• _DIRECTIONS_
Retype the opening lines of the listing below, ending with the line that contains "0.058, 0.095, 0.10, -0.02]", and leave out any pictures.

• _SUPPLIED MATERIAL_

______

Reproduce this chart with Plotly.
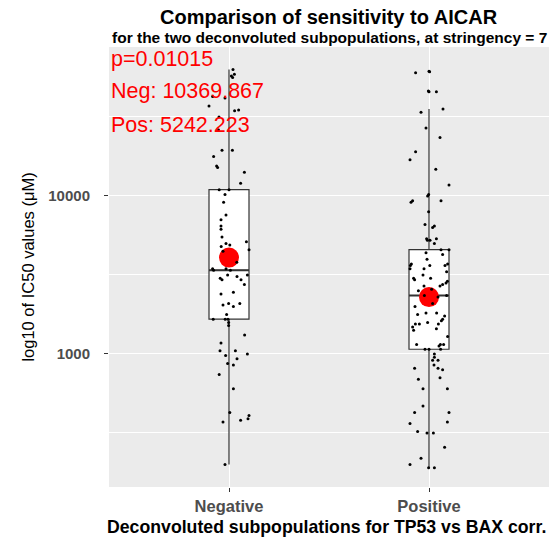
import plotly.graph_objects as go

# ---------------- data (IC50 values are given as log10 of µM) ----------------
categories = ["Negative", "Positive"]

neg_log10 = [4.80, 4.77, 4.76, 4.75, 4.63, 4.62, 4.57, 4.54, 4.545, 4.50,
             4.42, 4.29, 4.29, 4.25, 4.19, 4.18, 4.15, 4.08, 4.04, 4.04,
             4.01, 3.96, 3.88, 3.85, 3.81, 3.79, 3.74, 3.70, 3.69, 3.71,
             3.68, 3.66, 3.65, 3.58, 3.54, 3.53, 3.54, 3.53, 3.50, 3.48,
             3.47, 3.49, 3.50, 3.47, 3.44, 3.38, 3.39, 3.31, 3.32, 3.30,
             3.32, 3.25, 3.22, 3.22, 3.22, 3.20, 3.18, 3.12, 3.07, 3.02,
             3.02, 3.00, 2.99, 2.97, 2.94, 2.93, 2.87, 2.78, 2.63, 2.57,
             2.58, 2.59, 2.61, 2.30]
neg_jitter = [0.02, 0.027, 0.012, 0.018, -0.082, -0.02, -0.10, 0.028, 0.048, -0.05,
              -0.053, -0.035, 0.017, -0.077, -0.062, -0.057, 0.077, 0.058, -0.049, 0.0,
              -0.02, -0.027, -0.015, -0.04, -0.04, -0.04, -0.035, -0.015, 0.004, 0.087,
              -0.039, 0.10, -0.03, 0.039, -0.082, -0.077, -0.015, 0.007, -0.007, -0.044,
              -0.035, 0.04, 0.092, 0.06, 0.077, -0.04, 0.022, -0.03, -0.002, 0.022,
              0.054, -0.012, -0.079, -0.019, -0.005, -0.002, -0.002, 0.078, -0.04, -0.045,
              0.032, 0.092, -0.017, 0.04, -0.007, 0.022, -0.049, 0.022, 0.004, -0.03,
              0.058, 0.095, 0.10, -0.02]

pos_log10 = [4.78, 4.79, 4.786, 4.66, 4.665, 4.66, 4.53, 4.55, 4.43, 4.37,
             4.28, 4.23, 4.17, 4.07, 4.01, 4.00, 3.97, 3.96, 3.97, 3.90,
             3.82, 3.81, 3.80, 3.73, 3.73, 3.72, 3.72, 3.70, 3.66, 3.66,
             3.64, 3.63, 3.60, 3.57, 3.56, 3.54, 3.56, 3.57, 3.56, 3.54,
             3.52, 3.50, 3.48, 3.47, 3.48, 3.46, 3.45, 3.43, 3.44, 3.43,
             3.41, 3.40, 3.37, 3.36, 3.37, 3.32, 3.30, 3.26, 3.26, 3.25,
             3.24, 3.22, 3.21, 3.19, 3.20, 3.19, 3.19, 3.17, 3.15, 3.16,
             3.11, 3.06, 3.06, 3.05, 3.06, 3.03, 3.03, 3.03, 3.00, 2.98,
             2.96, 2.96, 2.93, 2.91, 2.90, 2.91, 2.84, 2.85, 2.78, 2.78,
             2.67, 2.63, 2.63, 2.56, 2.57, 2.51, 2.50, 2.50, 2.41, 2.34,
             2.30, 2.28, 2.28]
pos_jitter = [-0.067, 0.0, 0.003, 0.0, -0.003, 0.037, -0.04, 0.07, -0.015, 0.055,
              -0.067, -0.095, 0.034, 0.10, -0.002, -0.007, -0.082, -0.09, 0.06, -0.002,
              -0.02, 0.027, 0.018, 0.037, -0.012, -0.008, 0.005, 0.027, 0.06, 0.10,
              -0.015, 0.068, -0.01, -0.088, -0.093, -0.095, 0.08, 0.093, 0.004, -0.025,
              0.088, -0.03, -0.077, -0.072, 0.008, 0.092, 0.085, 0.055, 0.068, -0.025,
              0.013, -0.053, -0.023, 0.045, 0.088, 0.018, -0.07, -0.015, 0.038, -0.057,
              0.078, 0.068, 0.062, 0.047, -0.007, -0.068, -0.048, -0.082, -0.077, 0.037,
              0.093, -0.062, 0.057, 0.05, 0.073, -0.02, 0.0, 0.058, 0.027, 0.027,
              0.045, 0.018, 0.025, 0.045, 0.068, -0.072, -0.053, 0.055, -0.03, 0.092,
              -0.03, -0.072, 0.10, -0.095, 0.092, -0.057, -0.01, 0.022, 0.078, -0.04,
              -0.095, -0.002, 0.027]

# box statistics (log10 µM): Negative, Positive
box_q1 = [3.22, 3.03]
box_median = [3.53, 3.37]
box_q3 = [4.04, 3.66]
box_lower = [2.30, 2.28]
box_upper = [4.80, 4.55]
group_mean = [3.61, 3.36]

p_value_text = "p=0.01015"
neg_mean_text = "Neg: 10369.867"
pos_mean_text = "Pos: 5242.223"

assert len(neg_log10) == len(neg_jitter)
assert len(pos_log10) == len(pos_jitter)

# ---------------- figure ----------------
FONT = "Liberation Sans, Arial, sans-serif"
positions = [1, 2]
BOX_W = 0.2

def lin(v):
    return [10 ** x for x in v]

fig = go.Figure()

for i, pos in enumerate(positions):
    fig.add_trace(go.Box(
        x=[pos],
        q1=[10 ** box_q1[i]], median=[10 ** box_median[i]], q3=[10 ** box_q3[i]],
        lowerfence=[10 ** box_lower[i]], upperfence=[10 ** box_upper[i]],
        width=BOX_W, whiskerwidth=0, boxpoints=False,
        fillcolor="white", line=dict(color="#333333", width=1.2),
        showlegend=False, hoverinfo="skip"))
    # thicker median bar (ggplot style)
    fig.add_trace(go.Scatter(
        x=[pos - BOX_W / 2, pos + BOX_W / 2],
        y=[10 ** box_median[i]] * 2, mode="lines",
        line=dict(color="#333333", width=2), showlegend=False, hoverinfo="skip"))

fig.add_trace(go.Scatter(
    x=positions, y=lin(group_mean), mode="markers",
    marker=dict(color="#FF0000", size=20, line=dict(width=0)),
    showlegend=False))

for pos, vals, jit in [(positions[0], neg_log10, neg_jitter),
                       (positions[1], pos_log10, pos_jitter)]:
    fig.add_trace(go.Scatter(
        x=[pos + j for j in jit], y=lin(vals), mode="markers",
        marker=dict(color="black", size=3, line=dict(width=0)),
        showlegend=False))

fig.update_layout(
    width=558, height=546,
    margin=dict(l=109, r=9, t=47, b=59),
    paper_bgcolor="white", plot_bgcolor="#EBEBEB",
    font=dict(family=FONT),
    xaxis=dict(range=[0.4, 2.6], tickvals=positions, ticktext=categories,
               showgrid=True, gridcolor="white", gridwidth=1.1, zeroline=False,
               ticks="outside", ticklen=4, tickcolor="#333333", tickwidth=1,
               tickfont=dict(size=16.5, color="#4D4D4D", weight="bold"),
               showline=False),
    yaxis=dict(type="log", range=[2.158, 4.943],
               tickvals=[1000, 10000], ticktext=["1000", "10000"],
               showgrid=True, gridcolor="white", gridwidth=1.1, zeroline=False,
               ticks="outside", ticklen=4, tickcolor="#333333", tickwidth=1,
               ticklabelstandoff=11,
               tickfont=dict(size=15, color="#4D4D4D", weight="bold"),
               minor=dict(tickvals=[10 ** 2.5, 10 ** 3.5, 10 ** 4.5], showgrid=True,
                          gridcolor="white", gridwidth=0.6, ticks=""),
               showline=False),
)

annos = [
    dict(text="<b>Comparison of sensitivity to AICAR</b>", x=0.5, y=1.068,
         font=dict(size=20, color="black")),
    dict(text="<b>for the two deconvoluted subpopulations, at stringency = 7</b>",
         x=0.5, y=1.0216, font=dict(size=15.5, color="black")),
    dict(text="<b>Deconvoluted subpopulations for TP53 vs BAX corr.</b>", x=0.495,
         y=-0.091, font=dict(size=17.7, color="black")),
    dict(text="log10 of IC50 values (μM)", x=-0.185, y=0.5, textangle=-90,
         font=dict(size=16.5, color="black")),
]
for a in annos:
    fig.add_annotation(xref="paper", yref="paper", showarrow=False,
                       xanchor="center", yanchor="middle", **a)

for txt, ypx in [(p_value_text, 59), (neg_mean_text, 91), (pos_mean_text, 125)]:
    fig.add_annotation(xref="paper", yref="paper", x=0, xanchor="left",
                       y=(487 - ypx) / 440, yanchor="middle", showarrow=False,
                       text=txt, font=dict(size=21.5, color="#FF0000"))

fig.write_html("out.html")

______

• _SOLUTION TO THE EXERCISE_
Reproduce this chart with Plotly.
import plotly.graph_objects as go

# ---------------- data (IC50 values are given as log10 of µM) ----------------
categories = ["Negative", "Positive"]

neg_log10 = [4.80, 4.77, 4.76, 4.75, 4.63, 4.62, 4.57, 4.54, 4.545, 4.50,
             4.42, 4.29, 4.29, 4.25, 4.19, 4.18, 4.15, 4.08, 4.04, 4.04,
             4.01, 3.96, 3.88, 3.85, 3.81, 3.79, 3.74, 3.70, 3.69, 3.71,
             3.68, 3.66, 3.65, 3.58, 3.54, 3.53, 3.54, 3.53, 3.50, 3.48,
             3.47, 3.49, 3.50, 3.47, 3.44, 3.38, 3.39, 3.31, 3.32, 3.30,
             3.32, 3.25, 3.22, 3.22, 3.22, 3.20, 3.18, 3.12, 3.07, 3.02,
             3.02, 3.00, 2.99, 2.97, 2.94, 2.93, 2.87, 2.78, 2.63, 2.57,
             2.58, 2.59, 2.61, 2.30]
neg_jitter = [0.02, 0.027, 0.012, 0.018, -0.082, -0.02, -0.10, 0.028, 0.048, -0.05,
              -0.053, -0.035, 0.017, -0.077, -0.062, -0.057, 0.077, 0.058, -0.049, 0.0,
              -0.02, -0.027, -0.015, -0.04, -0.04, -0.04, -0.035, -0.015, 0.004, 0.087,
              -0.039, 0.10, -0.03, 0.039, -0.082, -0.077, -0.015, 0.007, -0.007, -0.044,
              -0.035, 0.04, 0.092, 0.06, 0.077, -0.04, 0.022, -0.03, -0.002, 0.022,
              0.054, -0.012, -0.079, -0.019, -0.005, -0.002, -0.002, 0.078, -0.04, -0.045,
              0.032, 0.092, -0.017, 0.04, -0.007, 0.022, -0.049, 0.022, 0.004, -0.03,
              0.058, 0.095, 0.10, -0.02]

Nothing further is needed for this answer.